02
Feb
By Eric Schweibenz
On January 29, 2010, ALJ Charles E. Bullock issued the public version of Order No. 28 (dated January 8, 2010) in Certain Flash Memory Chips and Products Containing the Same (Inv. No. 337-TA-664).

According to the Order, Respondents Samsung Electronics Co., Ltd., Samsung Electronics America, Inc., Samsung International, Inc., Samsung Semiconductor, Inc., and Samsung Telecommunications America, LLC (collectively, “Samsung”) moved for leave to file a supplemental submission in support of their claim constructions regarding one of the patents-in-suit, the ‘877 patent.  Complainants Spansion, Inc. and Spansion LLC (collectively, “Spansion”) opposed the motion.  No response was received from the Commission Investigative Staff.
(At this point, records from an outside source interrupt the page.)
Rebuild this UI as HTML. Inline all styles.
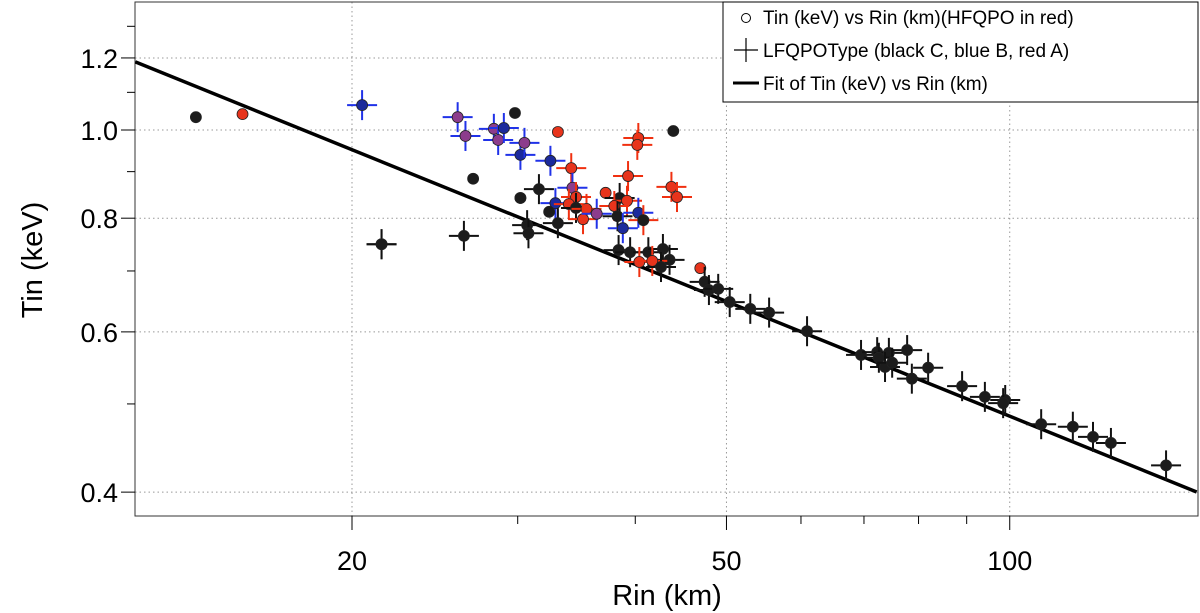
<!DOCTYPE html>
<html><head><meta charset="utf-8"><style>
body{margin:0;background:#fff;}
svg{display:block;font-family:"Liberation Sans",sans-serif;}
</style></head><body>
<svg id="chart" width="1200" height="613"></svg>
<script>
// Data arrays
const rin = [13.65,15.3,20.5,21.5,25.9,26.4,26.9,28.3,28.6,29.0,29.8,30.2,30.5,30.2,32.5,33.1,43.9,40.3,40.2,34.2,39.3,43.7,44.3,37.2,31.6,30.2,34.3,34.6,32.9,34.0,34.6,35.5,38.5,39.2,38.0,32.4,35.2,36.4,40.3,40.8,38.3,33.1,38.8,30.7,30.8,26.3,21.5,38.4,39.5,41.3,42.8,43.5,40.4,41.7,42.6,46.9,47.4,47.9,49.0,50.4,53.0,55.5,60.9,69.5,72.3,74.4,72.6,73.7,75.0,77.8,78.7,81.9,89.0,94.1,98.9,98.4,108,116.7,122.6,128.1,146.6];
const tin = [1.033,1.041,1.065,0.749,1.033,0.985,0.884,1.003,0.975,1.005,1.044,0.939,0.968,0.842,0.925,0.995,0.9975,0.980,0.963,0.908,0.890,0.866,0.844,0.853,0.861,0.842,0.864,0.844,0.831,0.829,0.821,0.819,0.842,0.836,0.825,0.813,0.798,0.809,0.811,0.796,0.804,0.790,0.780,0.786,0.770,0.765,0.749,0.738,0.734,0.734,0.740,0.720,0.716,0.718,0.707,0.705,0.681,0.667,0.669,0.647,0.636,0.630,0.601,0.566,0.570,0.569,0.562,0.549,0.555,0.573,0.533,0.548,0.523,0.509,0.505,0.501,0.475,0.472,0.460,0.453,0.428];
const fills = ["k","r","b","k","p","p","k","p","p","b","k","b","p","k","b","r","k","r","r","r","r","r","r","r","k","k","p","r","b","r","k","r","k","r","r","k","r","p","b","k","k","k","b","k","k","k","k","k","k","k","k","k","r","r","k","r","k","k","k","k","k","k","k","k","k","k","k","k","k","k","k","k","k","k","k","k","k","k","k","k","k"];
const bars  = ["n","n","b","k","b","b","n","b","b","b","n","b","b","n","b","n","n","r","r","r","r","r","r","n","k","n","b","r","b","r","k","r","k","r","r","n","r","b","b","r","k","k","b","k","k","k","k","k","k","k","k","k","r","r","k","n","k","k","k","k","k","k","k","k","k","k","k","k","k","k","k","k","k","k","k","k","k","k","k","k","k"];
const xTicksMajor = [20,50,100];
const xTicksMinor = [30,40,60,70,80,90];
const yTicksMajor = [0.4,0.6,0.8,1.0,1.2];
const yTicksMinor = [0.5,0.7,0.9,1.1,1.3];
const fitPoints = [11.77,158];
const fitA = 1.188, fitR0 = 11.77, fitSlope = -0.419;

const L=135,R=1198,T=2,B=516;
const xs = v => 352 + 941*Math.log10(v/20);
const ys = v => 130 - 910*Math.log10(v);
const NS="http://www.w3.org/2000/svg";
const svg=document.getElementById('chart');
function mk(tag,attrs,parent){const e=document.createElementNS(NS,tag);for(const k in attrs)e.setAttribute(k,attrs[k]);(parent||svg).appendChild(e);return e;}

const grid=mk('g',{});


xTicksMajor.forEach(v=>{mk('line',{x1:xs(v),x2:xs(v),y1:T,y2:B,stroke:'#999','stroke-dasharray':'1.5,3','stroke-width':1},grid);});
yTicksMajor.forEach(v=>{mk('line',{x1:L,x2:R,y1:ys(v),y2:ys(v),stroke:'#999','stroke-dasharray':'1.5,3','stroke-width':1},grid);});

const frame=mk('rect',{x:L,y:T,width:R-L,height:B-T,fill:'none',stroke:'#333','stroke-width':1});



xTicksMajor.forEach(v=>{
  mk('line',{x1:xs(v),x2:xs(v),y1:B,y2:B+14,stroke:'#000'});
  const t=mk('text',{x:xs(v),y:B+54,'text-anchor':'middle','font-size':27});
  t.textContent=v;
  
  
});
xTicksMinor.forEach(v=>mk('line',{x1:xs(v),x2:xs(v),y1:B,y2:B+8,stroke:'#000'}));
yTicksMajor.forEach(v=>{
  mk('line',{x1:L-14,x2:L,y1:ys(v),y2:ys(v),stroke:'#000'});
  const t=mk('text',{x:L-17,y:ys(v)+10,'text-anchor':'end','font-size':27});
  t.textContent=v.toFixed(1);
  
  
});
yTicksMinor.forEach(v=>mk('line',{x1:L-8,x2:L,y1:ys(v),y2:ys(v),stroke:'#000'}));

const xt=mk('text',{x:667,y:605,'text-anchor':'middle','font-size':29});
xt.textContent='Rin (km)';


const yt=mk('text',{x:0,y:0,'text-anchor':'middle','font-size':29,transform:'translate(42,260) rotate(-90)'});
yt.textContent='Tin (keV)';



const defs=mk('defs',{});
const cp=mk('clipPath',{id:'clip'},defs);
mk('rect',{x:L,y:T,width:R-L,height:B-T},cp);

const fit=mk('line',{x1:xs(fitPoints[0]),y1:ys(fitA*Math.pow(fitPoints[0]/fitR0,fitSlope)),x2:xs(fitPoints[1]),y2:ys(fitA*Math.pow(fitPoints[1]/fitR0,fitSlope)),stroke:'#000','stroke-width':3.5,'clip-path':'url(#clip)'});



const fillC={k:'#1c1c1c',r:'#e8341c',b:'#1c2a9c',p:'#8c3c8c'};
const barC={k:'#111',r:'#f03010',b:'#2032e8'};
const pts=mk('g',{'clip-path':'url(#clip)'});


rin.forEach((r,i)=>{
  const cx=xs(r),cy=ys(tin[i]);
  const g=mk('g',{},pts);
  
  
  if(bars[i]!=='n'){
    mk('line',{x1:cx-15,x2:cx+15,y1:cy,y2:cy,stroke:barC[bars[i]],'stroke-width':2},g);
    mk('line',{x1:cx,x2:cx,y1:cy-15,y2:cy+15,stroke:barC[bars[i]],'stroke-width':2},g);
  }
  mk('circle',{cx:cx,cy:cy,r:5.5,fill:fillC[fills[i]],stroke:'#222','stroke-width':0.8},g);
});

const lg=mk('g',{});


mk('rect',{x:723,y:2,width:475,height:100,fill:'#fff',stroke:'#000','stroke-width':1},lg);
const labels=['Tin (keV) vs Rin (km)(HFQPO in red)','LFQPOType (black C, blue B, red A)','Fit of Tin (keV) vs Rin (km)'];
mk('circle',{cx:746,cy:18,r:4.5,fill:'none',stroke:'#000'},lg);
mk('line',{x1:734,x2:758,y1:50,y2:50,stroke:'#000','stroke-width':1.2},lg);
mk('line',{x1:746,x2:746,y1:38,y2:62,stroke:'#000','stroke-width':1.2},lg);
mk('line',{x1:733,x2:759,y1:83,y2:83,stroke:'#000','stroke-width':3},lg);
labels.forEach((s,i)=>{
  const t=mk('text',{x:763,y:24+i*33,'font-size':19},lg);
  t.textContent=s;
  
  
});
</script>
</body></html>
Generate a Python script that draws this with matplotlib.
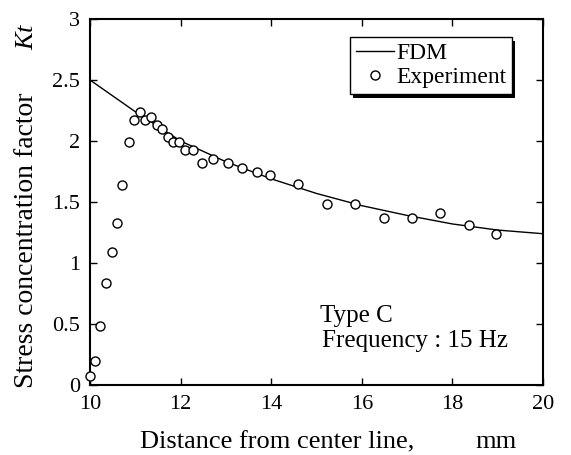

The basis for Samsung’s motion was an Invention Disclosure Form (“IDF”) related to the ‘877 patent which Spansion produced after the parties completed their claim construction briefing and after the Markman hearing.  Samsung argued that the IDF was relevant to construction of the claim term “selected surface area profile” because it established that the inventors “understood the claimed invention consistent with Respondents’ construction of the claim terms.”  Spansion responded that the IDF was duplicative of intrinsic evidence already before the court, and that Samsung therefore had a full and fair opportunity to present any arguments related to the duplicative information found in the IDF in their briefs and during the Markman hearing.  ALJ Bullock agreed with Spansion that the IDF appeared duplicative of the prosecution history and specification of the ‘877 patent, and further noted that the specification is the single best guide to the meaning of a disputed claim term, and that extrinsic evidence, while permitted to be considered by courts, is generally less reliable than the “intrinsic” patent specification and prosecution history, citing Phllips v. AWH, 415 F.3d 1301 (Fed. Cir. 2005).  Accordingly, Samsung’s motion was denied.